Edit due to Discord clarifications:

The problem with your version of Flow-Thru by either name that is you have so loosely defined the model that every game with economic growth and attrition could be treated as a derivative of it.  The problem with that is it makes it very hard to pin down what it is you are recommending people do.  You've included a decision-making process that has nothing to do with how the economic model works but is, instead, an extremely high-level list of bullet points.

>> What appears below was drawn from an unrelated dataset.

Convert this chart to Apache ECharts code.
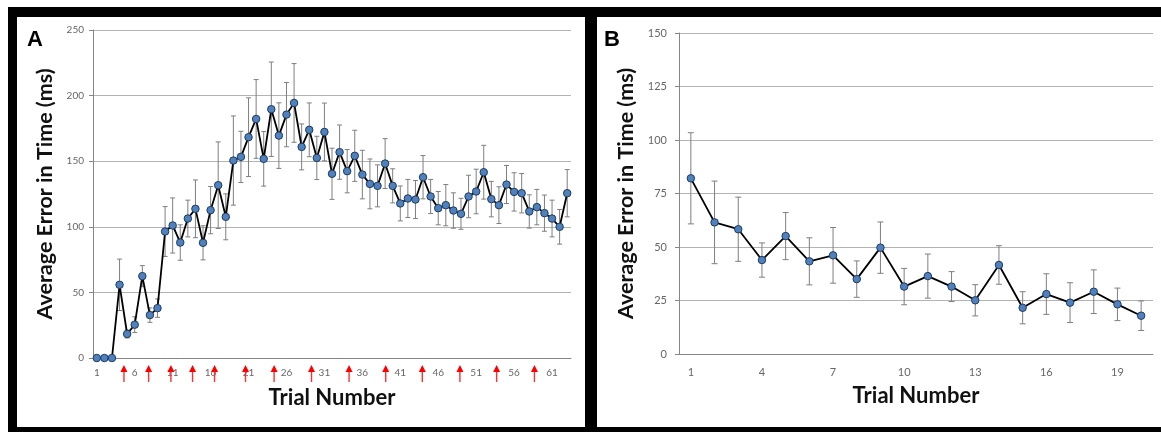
<!DOCTYPE html>
<html lang="en">
<head>
<meta charset="UTF-8">
<title>Average Error in Time</title>
<script src="https://cdn.jsdelivr.net/npm/echarts@6/dist/echarts.min.js"></script>
<style>
  body { margin: 0; background: #fff; }
  .frame { position: absolute; left: 8px; top: 7px; width: 1153px; height: 425px; background: #000; }
  .panel { position: absolute; top: 17px; height: 410px; background: #fff; }
  #chartA { left: 17px; width: 568px; }
  #chartB { left: 597px; width: 564px; }
</style>
</head>
<body>
<div class="frame"></div>
<div id="chartA" class="panel"></div>
<div id="chartB" class="panel"></div>
<script>
// panel A: 63 trials
const trialsA = Array.from({length: 63}, (_, i) => String(i + 1));
const meanA = [0, 0, 0, 55.8, 18.3, 25.4, 62.4, 32.7, 38, 96.4,
  101, 88, 106.3, 113.7, 87.8, 112.7, 131.7, 107.6, 150.5, 153.3,
  168.3, 182.2, 151.8, 189.6, 169.5, 185.5, 194.4, 160.9, 173.9, 152.5,
  172.3, 140.4, 156.9, 142.4, 154.1, 139.8, 132.7, 131.2, 148.2, 131.2,
  117.8, 121.6, 120.8, 137.8, 123.1, 114.2, 116.5, 112.4, 109.9, 123.1,
  126.9, 141.6, 121.1, 116.5, 132.2, 126.6, 125.6, 111.7, 115, 110.4,
  106.3, 100, 125.6];
const errA = [0, 0, 0, 19.6, 3, 6, 8, 5.5, 7, 19,
  21, 13.5, 14, 22, 13, 18, 33, 17.5, 34, 19.5,
  30, 30, 20.8, 36, 25, 24.5, 30, 17.5, 20.5, 16.5,
  22, 19.5, 20.7, 16.5, 19.5, 18.5, 19, 16, 19, 13,
  13.3, 14.5, 14.5, 16.5, 13, 12.7, 15.7, 13.5, 11.8, 16.2,
  17, 20.5, 13.5, 14, 14.5, 14.6, 15, 12.7, 13.5, 13.8,
  14, 13.2, 18];
// red arrows under the axis, in trial units
const arrowsA = [4.58, 7.83, 10.77, 13.62, 16.52, 20.6, 24.37, 29.3, 34.25, 39.08, 43.9, 48.86, 53.7, 58.68];
const yTicksA = {min: 0, max: 250, interval: 50};

// panel B: 20 trials
const trialsB = Array.from({length: 20}, (_, i) => String(i + 1));
const meanB = [82.1, 61.5, 58.3, 43.9, 55.1, 43.3, 46.1, 35, 49.7, 31.5,
  36.4, 31.5, 25.1, 41.6, 21.6, 28, 24, 29.1, 23.2, 17.9];
const errB = [21.3, 19.3, 15, 8, 11, 11, 13, 8.5, 12, 8.5,
  10.3, 7, 7.3, 9, 7.5, 9.5, 9.3, 10.2, 7.6, 6.9];
const yTicksB = {min: 0, max: 150, interval: 25};

const FONT = 'Lato';
const axisGray = '#868686';

function errorBars(capHalf) {
  return function (params, api) {
    const i = api.value(0), m = api.value(1), e = api.value(2);
    if (!e) return;
    const hi = api.coord([i, m + e]);
    const lo = api.coord([i, m - e]);
    const style = {stroke: '#7f7f7f', lineWidth: 1};
    return {
      type: 'group',
      children: [
        {type: 'line', shape: {x1: hi[0], y1: hi[1], x2: lo[0], y2: lo[1]}, style: style},
        {type: 'line', shape: {x1: hi[0] - capHalf, y1: hi[1], x2: hi[0] + capHalf, y2: hi[1]}, style: style},
        {type: 'line', shape: {x1: lo[0] - capHalf, y1: lo[1], x2: lo[0] + capHalf, y2: lo[1]}, style: style}
      ]
    };
  };
}

// small red arrow pointing up at the axis
function arrowItem(params, api) {
  const p = api.coord([api.value(0), 0]);
  const x = p[0], y = p[1];
  return {
    type: 'group',
    children: [
      {type: 'rect', shape: {x: x - 0.7, y: y + 12, width: 1.4, height: 12}, style: {fill: '#ff3030'}},
      {type: 'polygon', shape: {points: [[x, y + 7], [x - 3.5, y + 14], [x + 3.5, y + 14]]}, style: {fill: '#ff0000'}}
    ]
  };
}

function buildOption(cfg) {
  const xAxes = [{
    type: 'category',
    data: cfg.trials,
    boundaryGap: true,
    name: 'Trial Number',
    nameLocation: 'middle',
    nameGap: cfg.xNameGap,
    nameTextStyle: {fontFamily: FONT, fontSize: 22, fontWeight: 'bold', color: '#111'},
    axisLine: {lineStyle: {color: axisGray}},
    axisTick: {interval: 0, length: 4, lineStyle: {color: axisGray}},
    axisLabel: {interval: cfg.labelEvery - 1, fontFamily: FONT, fontSize: cfg.labelSize, color: '#666', margin: cfg.xLabelMargin},
    splitLine: {show: false}
  }];
  if (cfg.arrows) {
    xAxes.push({type: 'value', show: false, min: 0.5, max: cfg.trials.length + 0.5});
  }
  const series = [
    {
      type: 'custom',
      renderItem: errorBars(cfg.capHalf),
      data: cfg.mean.map((m, i) => [i, m, cfg.err[i]]),
      z: 1,
      silent: true
    },
    {
      type: 'line',
      data: cfg.mean,
      symbol: 'circle',
      symbolSize: 7.5,
      showAllSymbol: true,
      lineStyle: {color: '#000', width: 1.8},
      itemStyle: {color: '#4f81bd', borderColor: '#1f3a60', borderWidth: 1},
      z: 3
    }
  ];
  if (cfg.arrows) {
    series.push({
      type: 'custom',
      xAxisIndex: 1,
      renderItem: arrowItem,
      data: cfg.arrows.map(a => [a]),
      clip: false,
      silent: true,
      z: 4
    });
  }
  return {
    animation: false,
    title: {
      text: cfg.letter, left: cfg.letterLeft, top: 12, padding: 0,
      textStyle: {fontFamily: 'Liberation Sans', fontSize: 22, fontWeight: 'bold', color: '#000'}
    },
    grid: cfg.grid,
    xAxis: xAxes,
    yAxis: {
      type: 'value',
      min: cfg.yTicks.min, max: cfg.yTicks.max, interval: cfg.yTicks.interval,
      name: 'Average Error in Time (ms)',
      nameLocation: 'middle',
      nameGap: cfg.yNameGap,
      nameTextStyle: {fontFamily: FONT, fontSize: 21.5, fontWeight: 'bold', color: '#111'},
      axisLine: {show: true, lineStyle: {color: axisGray}},
      axisTick: {show: true, length: 4, lineStyle: {color: axisGray}},
      axisLabel: {fontFamily: FONT, fontSize: cfg.labelSize, color: '#666', margin: cfg.yLabelMargin},
      splitLine: {lineStyle: {color: '#b3b3b3'}}
    },
    series: series
  };
}

const chartA = echarts.init(document.getElementById('chartA'));
chartA.setOption(buildOption({
  letter: 'A', letterLeft: 10,
  trials: trialsA, mean: meanA, err: errA, arrows: arrowsA, yTicks: yTicksA,
  grid: {left: 76, top: 13, right: 14, bottom: 69},
  labelEvery: 5, labelSize: 10, capHalf: 2.5,
  xNameGap: 29, yNameGap: 35, xLabelMargin: 10, yLabelMargin: 9
}));

const chartB = echarts.init(document.getElementById('chartB'));
chartB.setOption(buildOption({
  letter: 'B', letterLeft: 7,
  trials: trialsB, mean: meanB, err: errB, arrows: null, yTicks: yTicksB,
  grid: {left: 82, top: 16, right: 8, bottom: 73},
  labelEvery: 3, labelSize: 11, capHalf: 3,
  xNameGap: 31, yNameGap: 41, xLabelMargin: 13, yLabelMargin: 12
}));
</script>
</body>
</html>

I'm not arguing with you that I hate you and your system.  I am arguing you have communicated your system so vaguely that a person wishing to take your advice over someone else's would not be able to.  I believe it would greatly increase the coherency of your communicated idea to explain what is not encompassed in "RP-Centric Flow-Thru".
« Last Edit: April 30, 2017, 04:27:57 PM by Many Faces »

Lore Offline

Re: [Article] Games & Economies
« Reply #4 on: April 30, 2017, 04:23:31 PM »
1. Game Themes
2. Roleplay Culture
3. Desired Model
4. Framing of Model
5. Feature & Mechanic Compatibility
6. Projected cycle
7. Return to #1 and compare projected cycle to all previous levels of design for integrity

Personally, I'd start with 1 and 2 to get an idea of what I was doing, then prototype #6 to have a good understanding of what I want the person to actually be doing. I find mapping out discrete actions to be quite necessary to design: otherwise it is a bunch of unguided theory.

Once I have #6 understood, and I have a full model of what I want the player to experience in the economic cycle, I can write the tests to find out if it is happening; then formulate the models and features that would allow me to reach my exact goal.